Member Since: 30 Aug 2013
Location: Derbyshire
Posts: 663

United Kingdom 2004 Defender 110 Td5 DCPU Stornoway Grey
Hi All,

Just thought I'd update this ...

I've been messing around with steering lately so the brake took aback burner but yesterday whilst outside a friend I decided to pull the vacuum hose.

Started engine, pulled fitting off of the Servo and put me thumb over. Damn thing nearly pulled my thumb in! There's a reasonable amount of suction there!

At the weekend I had the engine cover off for the first time and found the EGR vacuum pipes were left un-blanked and still plugged in (this is what brought the brakes back to my attention).

To a certain extent, I thought great, might be an easy fix this!
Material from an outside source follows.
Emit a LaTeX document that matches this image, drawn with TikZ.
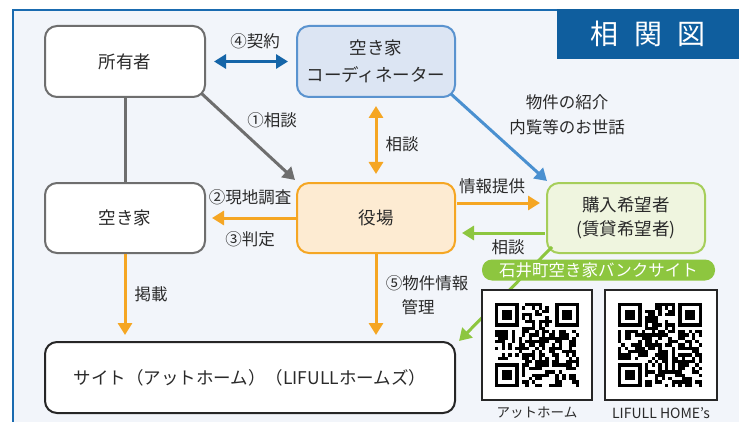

Plugged the vacuum hoses and also unplugged the solenoids for good measure so it wouldn't even activate them anyway. Went for the test drive after the steering malarky, but nope ... braes still the same!

Every now and again though since this, sometimes I get a lot more movement on the pedal, usually the first push after the trucks been sat, but second or third pump, it's back to stiff with what feels like no assistance!

Brakes will be well and truly bedded in by now and I've bled again with no air.

Is this a Servo problem now if I'm getting plenty of suction!? (Ooer!) Or could the M/C still be at fault?

On a side note ... the ROW Brake vacuum pipe that doesn't have the 'T' Piece (no EGR) in used to be like £12-13 ... Only 2 places that have it want over £100 for the hose! Utterly appalling!